**Instructions to follow**
Drop the pictures, then extract the listing word for word.
<<<<
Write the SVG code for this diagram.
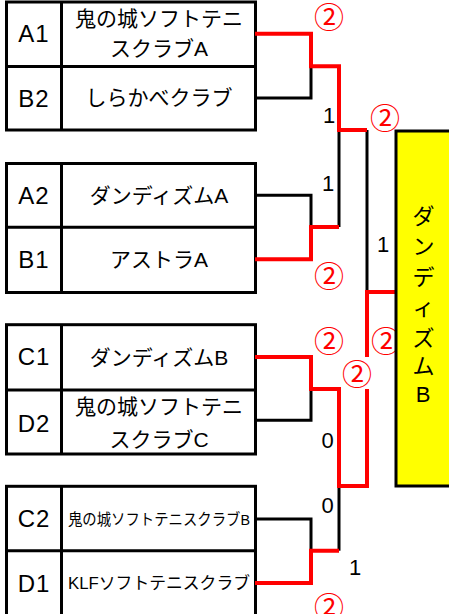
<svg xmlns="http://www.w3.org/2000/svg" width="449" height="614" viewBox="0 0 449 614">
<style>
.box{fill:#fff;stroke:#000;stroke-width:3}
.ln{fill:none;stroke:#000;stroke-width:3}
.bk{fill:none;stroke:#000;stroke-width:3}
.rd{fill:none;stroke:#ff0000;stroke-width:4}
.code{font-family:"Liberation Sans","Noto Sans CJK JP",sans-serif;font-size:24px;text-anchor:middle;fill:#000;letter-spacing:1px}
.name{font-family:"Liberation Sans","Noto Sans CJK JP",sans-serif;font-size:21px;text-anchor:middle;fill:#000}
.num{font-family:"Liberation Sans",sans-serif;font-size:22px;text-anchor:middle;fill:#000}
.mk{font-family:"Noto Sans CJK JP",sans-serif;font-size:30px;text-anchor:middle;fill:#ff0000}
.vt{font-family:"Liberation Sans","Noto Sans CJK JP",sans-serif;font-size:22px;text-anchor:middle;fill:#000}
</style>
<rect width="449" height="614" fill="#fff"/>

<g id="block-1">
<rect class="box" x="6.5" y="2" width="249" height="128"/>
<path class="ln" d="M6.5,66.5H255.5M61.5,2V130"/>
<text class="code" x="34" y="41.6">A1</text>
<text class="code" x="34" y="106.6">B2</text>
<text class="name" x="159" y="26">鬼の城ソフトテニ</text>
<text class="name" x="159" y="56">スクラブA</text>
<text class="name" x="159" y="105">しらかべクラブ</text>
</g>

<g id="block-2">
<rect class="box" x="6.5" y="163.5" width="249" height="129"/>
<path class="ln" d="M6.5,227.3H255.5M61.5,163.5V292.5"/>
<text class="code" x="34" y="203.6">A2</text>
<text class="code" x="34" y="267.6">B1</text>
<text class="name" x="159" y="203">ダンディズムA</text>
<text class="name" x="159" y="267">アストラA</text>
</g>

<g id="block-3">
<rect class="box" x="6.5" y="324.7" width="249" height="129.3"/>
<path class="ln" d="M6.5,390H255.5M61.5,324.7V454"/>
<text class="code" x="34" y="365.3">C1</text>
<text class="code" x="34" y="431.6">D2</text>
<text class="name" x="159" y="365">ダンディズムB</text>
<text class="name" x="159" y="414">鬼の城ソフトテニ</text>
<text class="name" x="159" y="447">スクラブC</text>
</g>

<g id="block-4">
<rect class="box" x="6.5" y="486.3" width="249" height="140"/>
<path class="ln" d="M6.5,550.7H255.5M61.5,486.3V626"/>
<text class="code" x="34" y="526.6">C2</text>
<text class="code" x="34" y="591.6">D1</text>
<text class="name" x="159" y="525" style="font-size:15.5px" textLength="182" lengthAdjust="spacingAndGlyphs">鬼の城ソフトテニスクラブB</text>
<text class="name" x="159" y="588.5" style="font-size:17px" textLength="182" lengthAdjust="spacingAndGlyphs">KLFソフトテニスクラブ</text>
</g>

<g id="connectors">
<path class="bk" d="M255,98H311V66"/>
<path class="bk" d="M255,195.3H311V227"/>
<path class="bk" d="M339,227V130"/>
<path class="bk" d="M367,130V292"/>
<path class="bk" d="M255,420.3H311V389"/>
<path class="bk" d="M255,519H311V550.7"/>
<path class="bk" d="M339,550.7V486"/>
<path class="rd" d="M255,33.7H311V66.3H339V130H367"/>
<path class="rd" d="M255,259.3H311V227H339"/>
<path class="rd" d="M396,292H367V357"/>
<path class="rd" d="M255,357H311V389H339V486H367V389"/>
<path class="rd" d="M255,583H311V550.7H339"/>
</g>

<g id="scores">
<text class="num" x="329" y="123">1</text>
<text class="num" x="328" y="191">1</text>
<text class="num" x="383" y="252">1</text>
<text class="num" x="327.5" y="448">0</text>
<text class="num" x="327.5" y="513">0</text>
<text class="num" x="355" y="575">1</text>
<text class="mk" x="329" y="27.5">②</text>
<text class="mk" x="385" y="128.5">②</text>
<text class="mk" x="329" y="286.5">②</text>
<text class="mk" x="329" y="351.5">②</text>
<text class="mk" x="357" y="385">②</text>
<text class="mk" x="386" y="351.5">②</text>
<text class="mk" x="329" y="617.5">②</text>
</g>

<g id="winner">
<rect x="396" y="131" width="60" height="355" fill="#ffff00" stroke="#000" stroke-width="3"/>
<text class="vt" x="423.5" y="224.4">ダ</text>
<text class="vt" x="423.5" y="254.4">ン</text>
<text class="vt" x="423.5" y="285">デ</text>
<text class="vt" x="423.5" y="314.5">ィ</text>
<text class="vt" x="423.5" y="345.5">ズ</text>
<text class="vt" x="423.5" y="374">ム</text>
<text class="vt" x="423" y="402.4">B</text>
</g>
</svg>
>>>>
**Worked answer**
Write the SVG code for this diagram.
<svg xmlns="http://www.w3.org/2000/svg" width="449" height="614" viewBox="0 0 449 614">
<style>
.box{fill:#fff;stroke:#000;stroke-width:3}
.ln{fill:none;stroke:#000;stroke-width:3}
.bk{fill:none;stroke:#000;stroke-width:3}
.rd{fill:none;stroke:#ff0000;stroke-width:4}
.code{font-family:"Liberation Sans","Noto Sans CJK JP",sans-serif;font-size:24px;text-anchor:middle;fill:#000;letter-spacing:1px}
.name{font-family:"Liberation Sans","Noto Sans CJK JP",sans-serif;font-size:21px;text-anchor:middle;fill:#000}
.num{font-family:"Liberation Sans",sans-serif;font-size:22px;text-anchor:middle;fill:#000}
.mk{font-family:"Noto Sans CJK JP",sans-serif;font-size:30px;text-anchor:middle;fill:#ff0000}
.vt{font-family:"Liberation Sans","Noto Sans CJK JP",sans-serif;font-size:22px;text-anchor:middle;fill:#000}
</style>
<rect width="449" height="614" fill="#fff"/>

<g id="block-1">
<rect class="box" x="6.5" y="2" width="249" height="128"/>
<path class="ln" d="M6.5,66.5H255.5M61.5,2V130"/>
<text class="code" x="34" y="41.6">A1</text>
<text class="code" x="34" y="106.6">B2</text>
<text class="name" x="159" y="26">鬼の城ソフトテニ</text>
<text class="name" x="159" y="56">スクラブA</text>
<text class="name" x="159" y="105">しらかべクラブ</text>
</g>

<g id="block-2">
<rect class="box" x="6.5" y="163.5" width="249" height="129"/>
<path class="ln" d="M6.5,227.3H255.5M61.5,163.5V292.5"/>
<text class="code" x="34" y="203.6">A2</text>
<text class="code" x="34" y="267.6">B1</text>
<text class="name" x="159" y="203">ダンディズムA</text>
<text class="name" x="159" y="267">アストラA</text>
</g>

<g id="block-3">
<rect class="box" x="6.5" y="324.7" width="249" height="129.3"/>
<path class="ln" d="M6.5,390H255.5M61.5,324.7V454"/>
<text class="code" x="34" y="365.3">C1</text>
<text class="code" x="34" y="431.6">D2</text>
<text class="name" x="159" y="365">ダンディズムB</text>
<text class="name" x="159" y="414">鬼の城ソフトテニ</text>
<text class="name" x="159" y="447">スクラブC</text>
</g>

<g id="block-4">
<rect class="box" x="6.5" y="486.3" width="249" height="140"/>
<path class="ln" d="M6.5,550.7H255.5M61.5,486.3V626"/>
<text class="code" x="34" y="526.6">C2</text>
<text class="code" x="34" y="591.6">D1</text>
<text class="name" x="159" y="525" style="font-size:15.5px" textLength="182" lengthAdjust="spacingAndGlyphs">鬼の城ソフトテニスクラブB</text>
<text class="name" x="159" y="588.5" style="font-size:17px" textLength="182" lengthAdjust="spacingAndGlyphs">KLFソフトテニスクラブ</text>
</g>

<g id="connectors">
<path class="bk" d="M255,98H311V66"/>
<path class="bk" d="M255,195.3H311V227"/>
<path class="bk" d="M339,227V130"/>
<path class="bk" d="M367,130V292"/>
<path class="bk" d="M255,420.3H311V389"/>
<path class="bk" d="M255,519H311V550.7"/>
<path class="bk" d="M339,550.7V486"/>
<path class="rd" d="M255,33.7H311V66.3H339V130H367"/>
<path class="rd" d="M255,259.3H311V227H339"/>
<path class="rd" d="M396,292H367V357"/>
<path class="rd" d="M255,357H311V389H339V486H367V389"/>
<path class="rd" d="M255,583H311V550.7H339"/>
</g>

<g id="scores">
<text class="num" x="329" y="123">1</text>
<text class="num" x="328" y="191">1</text>
<text class="num" x="383" y="252">1</text>
<text class="num" x="327.5" y="448">0</text>
<text class="num" x="327.5" y="513">0</text>
<text class="num" x="355" y="575">1</text>
<text class="mk" x="329" y="27.5">②</text>
<text class="mk" x="385" y="128.5">②</text>
<text class="mk" x="329" y="286.5">②</text>
<text class="mk" x="329" y="351.5">②</text>
<text class="mk" x="357" y="385">②</text>
<text class="mk" x="386" y="351.5">②</text>
<text class="mk" x="329" y="617.5">②</text>
</g>

<g id="winner">
<rect x="396" y="131" width="60" height="355" fill="#ffff00" stroke="#000" stroke-width="3"/>
<text class="vt" x="423.5" y="224.4">ダ</text>
<text class="vt" x="423.5" y="254.4">ン</text>
<text class="vt" x="423.5" y="285">デ</text>
<text class="vt" x="423.5" y="314.5">ィ</text>
<text class="vt" x="423.5" y="345.5">ズ</text>
<text class="vt" x="423.5" y="374">ム</text>
<text class="vt" x="423" y="402.4">B</text>
</g>
</svg>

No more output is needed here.